SOURCE MATERIAL:

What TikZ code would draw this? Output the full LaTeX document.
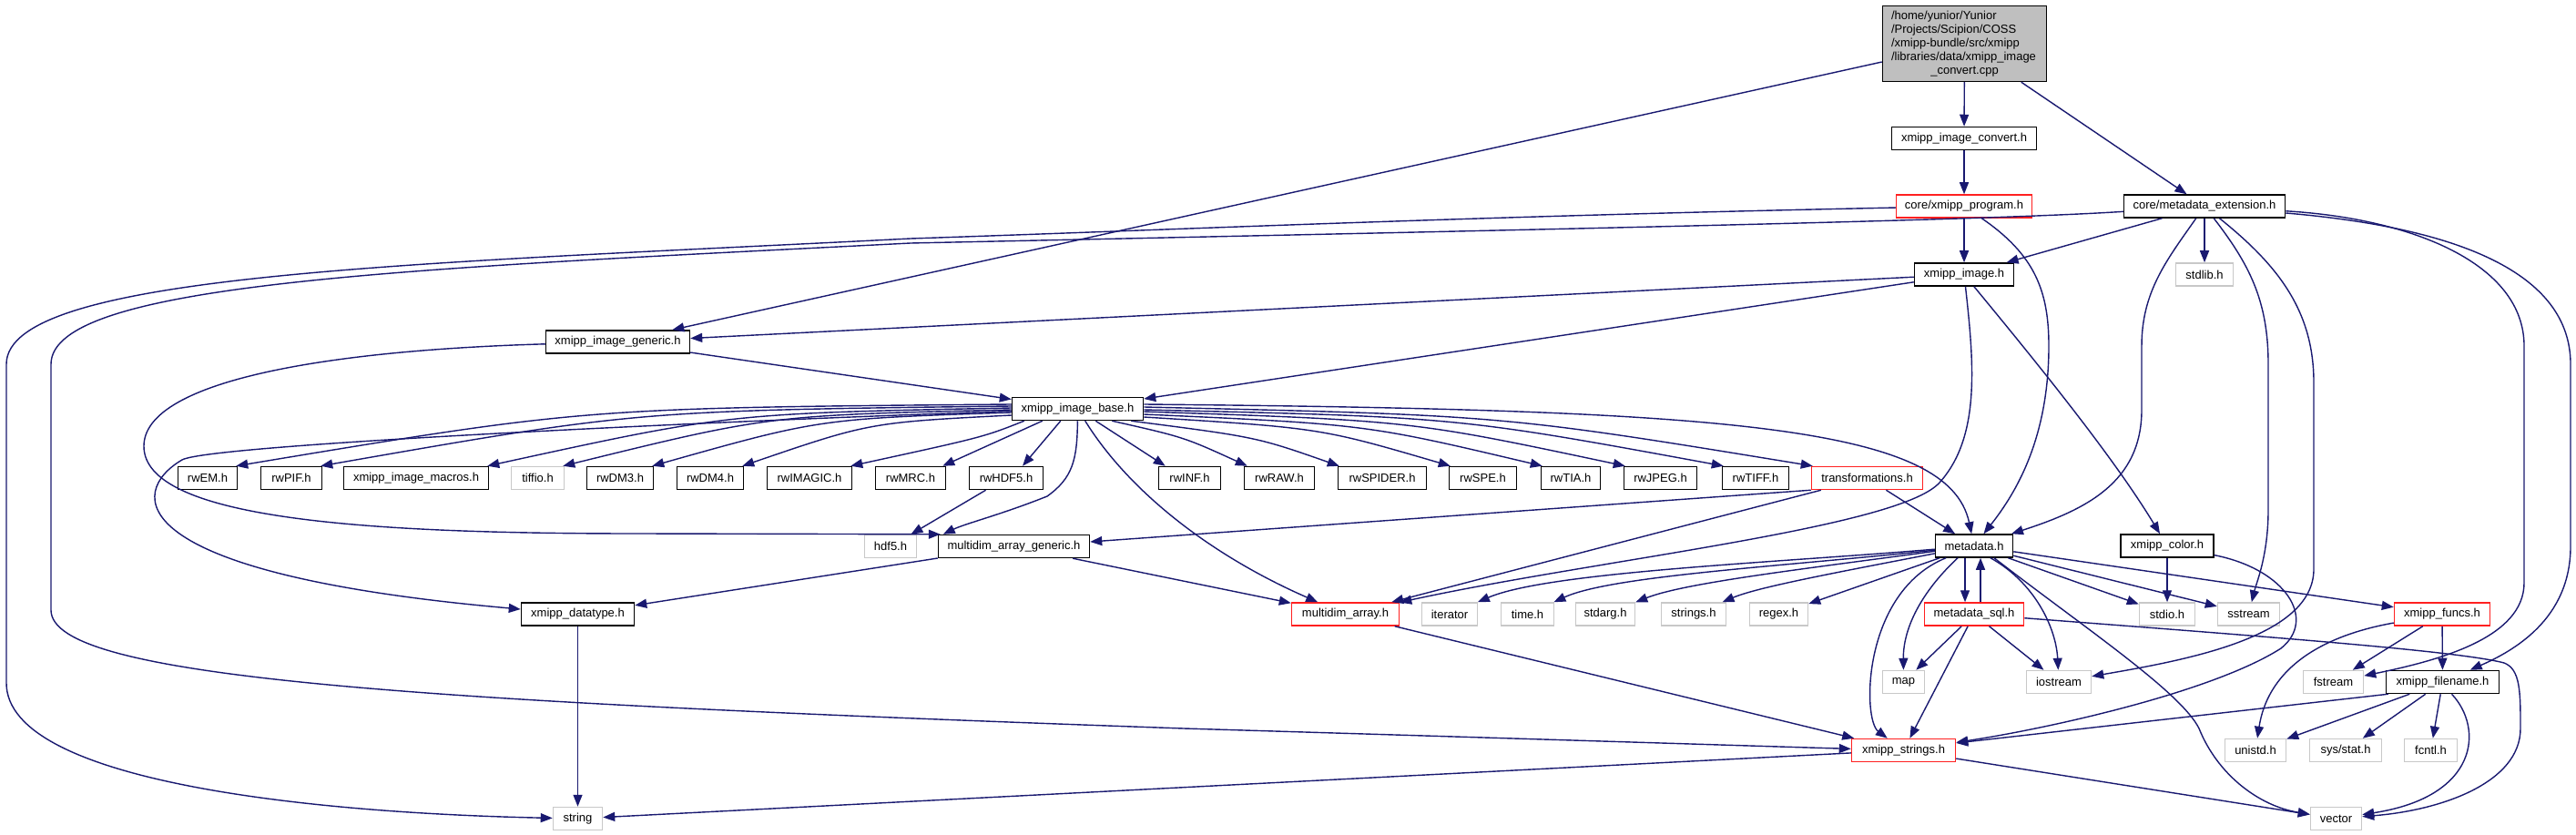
\documentclass[tikz,border=0pt]{standalone}
\usepackage{fontspec}
\setmainfont{Liberation Sans}
\usetikzlibrary{arrows.meta}
\definecolor{edgeblue}{HTML}{191970}
\definecolor{lgray}{HTML}{C8C8C8}
\definecolor{topfill}{HTML}{BFBFBF}
\definecolor{redb}{HTML}{FF2020}
\tikzset{
  nodebox/.style={draw, rectangle, minimum height=25pt, inner sep=0pt, line width=1.5pt, fill=white, text=black, font=\fontsize{13}{15}\selectfont},
  nb/.style={nodebox, draw=black},
  ng/.style={nodebox, draw=lgray},
  nr/.style={nodebox, draw=redb},
  edg/.style={draw=edgeblue, line width=1.4pt, -{Triangle[length=13pt,width=10pt]}}
}
\begin{document}
\begin{tikzpicture}[x=1pt,y=-1pt]
\fill[white] (0,0) rectangle (2829,917);
\useasboundingbox (0,0) rectangle (2829,917);

% ---------- nodes ----------
\node[nb, fill=topfill, minimum width=180pt, minimum height=83pt, align=center] (top) at (2157.5,48)
 {\makebox[161pt][l]{/home/yunior/Yunior}\\\makebox[161pt][l]{/Projects/Scipion/COSS}\\\makebox[161pt][l]{/xmipp-bundle/src/xmipp}\\\makebox[161pt][l]{/libraries/data/xmipp\_image}\\\_convert.cpp};
\node[nb, minimum width=159pt] (conv) at (2157,152) {xmipp\_image\_convert.h};
\node[nr, minimum width=149pt] (prog) at (2157,226.5) {core/xmipp\_program.h};
\node[nb, minimum width=177pt] (mdext) at (2421,226.5) {core/metadata\_extension.h};
\node[nb, minimum width=109pt] (img) at (2157,301.5) {xmipp\_image.h};
\node[ng, minimum width=63pt] (stdlib) at (2421,301.5) {stdlib.h};
\node[nb, minimum width=158pt] (gen) at (678.5,375.5) {xmipp\_image\_generic.h};
\node[nb, minimum width=144pt] (base) at (1183.5,449) {xmipp\_image\_base.h};

\node[nb, minimum width=65pt] (rwEM) at (228,525) {rwEM.h};
\node[nb, minimum width=67pt] (rwPIF) at (320,525) {rwPIF.h};
\node[nb, minimum width=159pt] (macros) at (457,525) {xmipp\_image\_macros.h};
\node[ng, minimum width=58pt] (tiffio) at (590.5,525) {tiffio.h};
\node[nb, minimum width=73pt] (DM3) at (681,525) {rwDM3.h};
\node[nb, minimum width=73pt] (DM4) at (780,525) {rwDM4.h};
\node[nb, minimum width=93pt] (IMAGIC) at (889,525) {rwIMAGIC.h};
\node[nb, minimum width=77pt] (MRC) at (1000,525) {rwMRC.h};
\node[nb, minimum width=81pt] (HDF5) at (1105,525) {rwHDF5.h};
\node[nb, minimum width=68pt] (INF) at (1306.5,525) {rwINF.h};
\node[nb, minimum width=77pt] (RAW) at (1405,525) {rwRAW.h};
\node[nb, minimum width=97pt] (SPIDER) at (1518,525) {rwSPIDER.h};
\node[nb, minimum width=74pt] (SPE) at (1628.5,525) {rwSPE.h};
\node[nb, minimum width=65pt] (TIA) at (1725,525) {rwTIA.h};
\node[nb, minimum width=80pt] (JPEG) at (1823.5,525) {rwJPEG.h};
\node[nb, minimum width=73pt] (TIFF) at (1928,525) {rwTIFF.h};
\node[nr, minimum width=122pt] (trans) at (2050.5,525) {transformations.h};

\node[ng, minimum width=57pt] (hdf5) at (978,600) {hdf5.h};
\node[nb, minimum width=166pt] (mag) at (1113.5,600) {multidim\_array\_generic.h};
\node[nb, minimum width=85pt] (md) at (2168,599.5) {metadata.h};
\node[nb, minimum width=102pt] (color) at (2380,599.5) {xmipp\_color.h};

\node[nb, minimum width=124pt] (dtype) at (634.5,674.5) {xmipp\_datatype.h};
\node[nr, minimum width=118pt] (ma) at (1477.5,674.5) {multidim\_array.h};
\node[ng, minimum width=61pt] (iter) at (1592,674.5) {iterator};
\node[ng, minimum width=58pt] (time) at (1677.5,674.5) {time.h};
\node[ng, minimum width=65pt] (stdarg) at (1763,674.5) {stdarg.h};
\node[ng, minimum width=71pt] (strings) at (1860,674.5) {strings.h};
\node[ng, minimum width=64pt] (regex) at (1953.5,674.5) {regex.h};
\node[nr, minimum width=109pt] (mdsql) at (2168,674.5) {metadata\_sql.h};
\node[ng, minimum width=61pt] (stdio) at (2380,674.5) {stdio.h};
\node[ng, minimum width=68pt] (sstream) at (2469.5,674.5) {sstream};
\node[nr, minimum width=105pt] (funcs) at (2682,674.5) {xmipp\_funcs.h};

\node[ng, minimum width=46pt] (map) at (2090.5,749) {map};
\node[ng, minimum width=71pt] (iostream) at (2261,749) {iostream};
\node[ng, minimum width=66pt] (fstream) at (2562.5,749) {fstream};
\node[nb, minimum width=124pt] (fname) at (2682.5,749) {xmipp\_filename.h};

\node[nr, minimum width=114pt] (xstr) at (2090.5,824) {xmipp\_strings.h};
\node[ng, minimum width=67pt] (unistd) at (2477,824) {unistd.h};
\node[ng, minimum width=79pt] (sysstat) at (2576,824) {sys/stat.h};
\node[ng, minimum width=58pt] (fcntl) at (2669.5,824) {fcntl.h};

\node[ng, minimum width=54pt] (string) at (634.5,899) {string};
\node[ng, minimum width=56pt] (vector) at (2565.5,899) {vector};

% ---------- edges ----------
\draw[edg] (top) -- (conv);
\draw[edg] (top) -- (mdext);
\draw[edg] (top) -- (gen);
\draw[edg] (conv) -- (prog);
\draw[edg] (prog) -- (img);
\draw[edg] (prog) .. controls (2235,280) and (2250,320) .. (2250,380) .. controls (2250,480) and (2215,540) .. (md);
\draw[edg] (prog) .. controls (1600,238) and (1300,252) .. (1000,262) .. controls (450,290) and (7,300) .. (7,400) -- (7,750) .. controls (7,860) and (350,893) .. (string);

\draw[edg] (mdext) .. controls (2200,241) and (1800,250) .. (1000,267) .. controls (450,295) and (56,310) .. (56,400) -- (56,670) .. controls (56,745) and (450,770) .. (1300,800) .. controls (1700,812) and (1950,820) .. (xstr);
\draw[edg] (mdext) -- (img);
\draw[edg] (mdext) -- (stdlib);
\draw[edg] (mdext) .. controls (2380,285) and (2352,320) .. (2352,380) -- (2352,450) .. controls (2352,530) and (2290,560) .. (md);
\draw[edg] (mdext) .. controls (2470,290) and (2491,330) .. (2491,400) -- (2491,560) .. controls (2491,610) and (2478,640) .. (sstream);
\draw[edg] (mdext) .. controls (2500,290) and (2541,340) .. (2541,420) -- (2541,625) .. controls (2541,700) and (2400,725) .. (iostream);
\draw[edg] (mdext) .. controls (2650,240) and (2772,290) .. (2772,380) -- (2772,640) .. controls (2772,700) and (2680,725) .. (fstream);
\draw[edg] (mdext) .. controls (2700,250) and (2823,300) .. (2823,400) -- (2823,600) .. controls (2823,680) and (2760,715) .. (fname);

\draw[edg] (img) -- (gen);
\draw[edg] (img) -- (base);
\draw[edg] (img) .. controls (2168,400) and (2175,480) .. (2130,530) .. controls (2085,580) and (1750,615) .. (ma);
\draw[edg] (img) .. controls (2230,390) and (2320,500) .. (color);

\draw[edg] (gen) -- (base);
\draw[edg] (gen) .. controls (350,385) and (158,420) .. (158,490) .. controls (158,570) and (400,586) .. (700,586) -- ([xshift=3pt]mag.north west);

% fan from xmipp_image_base
\draw[edg] ([yshift=5pt]base.west) .. controls (643,448) .. ([xshift=-2pt]rwEM.north east);
\draw[edg] ([yshift=3pt]base.west) .. controls (700,451) .. ([xshift=-2pt]rwPIF.north east);
\draw[edg] ([yshift=1pt]base.west) .. controls (800,454) .. ([xshift=-2pt]macros.north east);
\draw[edg] ([yshift=-1pt]base.west) .. controls (845,456) .. ([xshift=-2pt]tiffio.north east);
\draw[edg] ([yshift=-4pt]base.west) .. controls (900,460) .. ([xshift=-2pt]DM3.north east);
\draw[edg] ([yshift=-7pt]base.west) .. controls (955,464) .. ([xshift=-2pt]DM4.north east);
\draw[edg] ([xshift=14pt]base.south west) .. controls (1080,480) .. ([xshift=-2pt]IMAGIC.north east);
\draw[edg] ([xshift=34pt]base.south west) -- ([xshift=-4pt]MRC.north east);
\draw[edg] ([xshift=54pt]base.south west) -- ([xshift=18pt]HDF5.north);
\draw[edg] ([xshift=-53pt]base.south east) -- ([xshift=8pt]INF.north west);
\draw[edg] ([xshift=-35pt]base.south east) .. controls (1300,480) .. ([xshift=4pt]RAW.north west);
\draw[edg] ([xshift=-14pt]base.south east) .. controls (1380,480) .. ([xshift=2pt]SPIDER.north west);
\draw[edg] ([yshift=-9pt]base.east) .. controls (1450,470) .. ([xshift=2pt]SPE.north west);
\draw[edg] ([yshift=-6pt]base.east) .. controls (1500,466) .. ([xshift=2pt]TIA.north west);
\draw[edg] ([yshift=-3pt]base.east) .. controls (1550,462) .. ([xshift=2pt]JPEG.north west);
\draw[edg] ([yshift=-1pt]base.east) .. controls (1600,458) .. ([xshift=2pt]TIFF.north west);
\draw[edg] ([yshift=2pt]base.east) .. controls (1650,456) .. ([xshift=2pt]trans.north west);
\draw[edg] ([yshift=5pt]base.east) .. controls (1900,450) and (2140,468) .. (md);
\draw[edg] (base) .. controls (1183,505) and (1178,525) .. (1150,545) .. controls (1100,565) and (1060,575) .. ([xshift=6pt]mag.north west);
\draw[edg] (base) .. controls (1240,540) and (1330,610) .. (ma);
\draw[edg] (base) .. controls (800,462) and (230,488) .. (200,505) .. controls (140,540) and (130,630) .. (dtype);

\draw[edg] (HDF5) -- (hdf5);
\draw[edg] (trans.south west) -- ([yshift=5pt]mag.east);
\draw[edg] (trans) -- (ma);
\draw[edg] (trans) -- (md);
\draw[edg] (mag) -- (dtype);
\draw[edg] (mag) -- (ma);
\draw[edg] (dtype) -- (string);
\draw[edg] (ma) -- (xstr);

% metadata.h
\draw[edg] (md) .. controls (1950,618) and (1700,628) .. (iter);
\draw[edg] (md) .. controls (1960,622) and (1770,632) .. (time);
\draw[edg] (md) .. controls (1980,625) and (1850,640) .. (stdarg);
\draw[edg] (md) .. controls (2010,630) and (1930,645) .. (strings);
\draw[edg] (md) -- (regex);
\draw[edg] ([xshift=-10pt]md.south) -- ([xshift=-10pt]mdsql.north);
\draw[edg] ([xshift=7pt]mdsql.north) -- ([xshift=7pt]md.south);
\draw[edg] ([xshift=-18pt]md.south) .. controls (2110,650) and (2090,690) .. (map);
\draw[edg] ([xshift=-31pt]md.south) .. controls (2045,650) and (2045,790) .. (xstr);
\draw[edg] ([xshift=18pt]md.south) .. controls (2235,640) and (2258,690) .. (iostream);
\draw[edg] ([xshift=22pt]md.south) .. controls (2290,690) and (2395,760) .. (2415,800) .. controls (2435,850) and (2480,885) .. (vector);
\draw[edg] (md) -- (stdio);
\draw[edg] (md) -- (sstream);
\draw[edg] (md) -- (funcs);

% metadata_sql.h
\draw[edg] (mdsql) -- (map);
\draw[edg] (mdsql) -- (xstr);
\draw[edg] (mdsql) -- (iostream);
\draw[edg] (mdsql) .. controls (2500,700) and (2700,715) .. (2750,728) .. controls (2768,735) and (2768,760) .. (2768,800) .. controls (2768,860) and (2680,890) .. (vector);

% xmipp_color.h
\draw[edg] (color) -- (stdio);
\draw[edg] (color) .. controls (2510,625) and (2545,680) .. (2505,712) .. controls (2430,760) and (2250,800) .. (xstr);

% xmipp_funcs.h
\draw[edg] (funcs) .. controls (2540,700) and (2490,740) .. (unistd);
\draw[edg] (funcs) -- (fstream);
\draw[edg] (funcs) -- (fname);

% xmipp_filename.h
\draw[edg] ([xshift=3pt]fname.south west) -- ([yshift=8pt]xstr.east);
\draw[edg] (fname) -- (unistd);
\draw[edg] (fname) -- (sysstat);
\draw[edg] (fname) -- (fcntl);
\draw[edg] ([xshift=10pt]fname.south) .. controls (2728,800) and (2722,875) .. (vector);

% xmipp_strings.h
\draw[edg] (xstr) -- (string);
\draw[edg] (xstr) -- (vector);
\end{tikzpicture}
\end{document}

STATED GOAL: Extract, word for word, each line from the top of the data down to and including the line with "minimum width=144pt] (base)"; skip the pictures.

EXPECTED OUTPUT:
What TikZ code would draw this? Output the full LaTeX document.
\documentclass[tikz,border=0pt]{standalone}
\usepackage{fontspec}
\setmainfont{Liberation Sans}
\usetikzlibrary{arrows.meta}
\definecolor{edgeblue}{HTML}{191970}
\definecolor{lgray}{HTML}{C8C8C8}
\definecolor{topfill}{HTML}{BFBFBF}
\definecolor{redb}{HTML}{FF2020}
\tikzset{
  nodebox/.style={draw, rectangle, minimum height=25pt, inner sep=0pt, line width=1.5pt, fill=white, text=black, font=\fontsize{13}{15}\selectfont},
  nb/.style={nodebox, draw=black},
  ng/.style={nodebox, draw=lgray},
  nr/.style={nodebox, draw=redb},
  edg/.style={draw=edgeblue, line width=1.4pt, -{Triangle[length=13pt,width=10pt]}}
}
\begin{document}
\begin{tikzpicture}[x=1pt,y=-1pt]
\fill[white] (0,0) rectangle (2829,917);
\useasboundingbox (0,0) rectangle (2829,917);

% ---------- nodes ----------
\node[nb, fill=topfill, minimum width=180pt, minimum height=83pt, align=center] (top) at (2157.5,48)
 {\makebox[161pt][l]{/home/yunior/Yunior}\\\makebox[161pt][l]{/Projects/Scipion/COSS}\\\makebox[161pt][l]{/xmipp-bundle/src/xmipp}\\\makebox[161pt][l]{/libraries/data/xmipp\_image}\\\_convert.cpp};
\node[nb, minimum width=159pt] (conv) at (2157,152) {xmipp\_image\_convert.h};
\node[nr, minimum width=149pt] (prog) at (2157,226.5) {core/xmipp\_program.h};
\node[nb, minimum width=177pt] (mdext) at (2421,226.5) {core/metadata\_extension.h};
\node[nb, minimum width=109pt] (img) at (2157,301.5) {xmipp\_image.h};
\node[ng, minimum width=63pt] (stdlib) at (2421,301.5) {stdlib.h};
\node[nb, minimum width=158pt] (gen) at (678.5,375.5) {xmipp\_image\_generic.h};
\node[nb, minimum width=144pt] (base) at (1183.5,449) {xmipp\_image\_base.h};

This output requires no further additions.